As a warning that the Kankurang is coming, sharp sounds of clanking machetes cut the air. Children fearfully run inside their homes as the scary being approaches, chuntering. Out of curiosity, others risk a closer look at the man dressed to represent the spiritual figure.

The Kankurang is the guarantor of order and justice as well as the exorcist of evil spirits, as such, he ensures transmission and teaching of a complex collection of know-how and practices underpinning Manding cultural identity.

The traditional Kankurang is an initiate who wears a mask made of the bark and red fibre of the Faara tree and is clothed in leaves, and body painted with vegetable dyes. He is the central character of the circumcision ceremonies and initiatory rites.

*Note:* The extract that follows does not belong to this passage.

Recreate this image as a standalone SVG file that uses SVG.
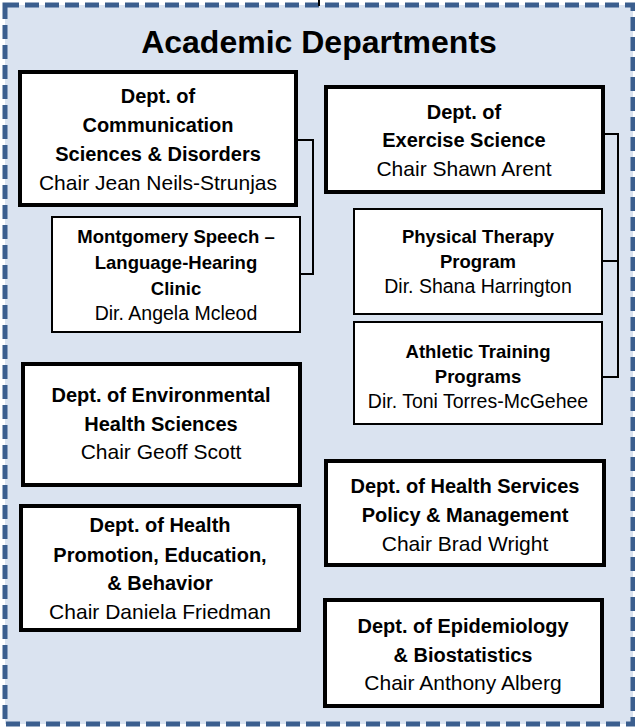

This initiation rite is practiced by the Mandinka ethnic groups in Gambia and neighbouring Senegal. There is a small procession of teenagers and young men who are accompanying four young boys getting to the end of month-long-initiation rite following the Kankurang.

In an article on independent.co.uk, Mamadou Jallow who led one of the ceremonies and looked after the boys during a four-week initiation period said: “This is the place where we trained them (the boys) how to respect people and how to respect elders and so on”.

He said that the Kankurang is a spirit and humans do not have his power, although some men dress like the Kankurang during the ceremonies to chase away evil from the boys.

At the end of the rite, families, friends and neighbours gather to celebrate and for the presentation of the newly initiated boys, each of them dancing in front of the crowd, wearing collars made of candies and money bills.

Musicians play traditional drums, joyfully dancing and the community welcomes the boys as men who will carry on with their traditions.

Despite it being a traditional and cultural belief, the Kankurang was recognised by the United Nations Educational, Scientific and Cultural Organization (UNESCO), which proclaimed it a cultural heritage.

However, according to UNESCO, it said the traditional practice is at risk of retreating because of the rapid urbanization of most of Senegal and Gambia.